The house lights went up, and a much younger man passed by, one with a very short gait which revealed the trust stolen from his childhood, and then moments later, he returned, and headed back down toward the front of the theater, searching for something between the seats.

A full-bodied woman in a red dress stood up and joined him, as did two guys from another row.

A small chorus of cheers soon erupted.

“What did you find,” I asked, as he passed my seat a third time.

My phone, he said, shyly.
He didn’t wait for my smile.

I stayed put. I needed to wait until the very end of the credits to digest. My appetite for violence taken when I became a mother; exponentially so after Columbine; and then absolutely so after a second baby, born in the raw, at home. I almost left half-way through the film. “I can’t take it anymore,” I said to my husband.

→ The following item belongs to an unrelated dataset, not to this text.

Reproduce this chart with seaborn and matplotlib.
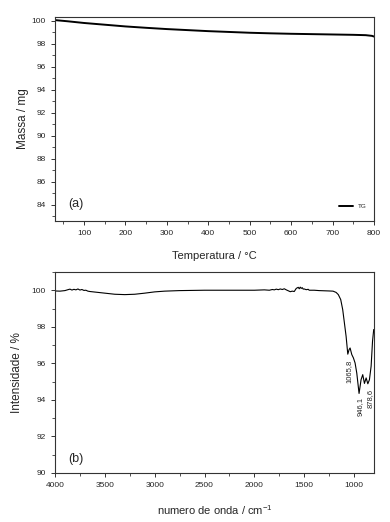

Instead, I put up my hood, and slunk down in my seat, and wept, as She—in ferocious (and perhaps hopeless) protection of the vulnerable—crossed the battlefield–once more–alone.

One comment

  1. Oh Kelly–it takes real genius to put so much into so small-seeming an incident. The world has all but forgotten what makes for this kind of art. I haven’t. You mustn’t. It is yours, For God’s sake own it.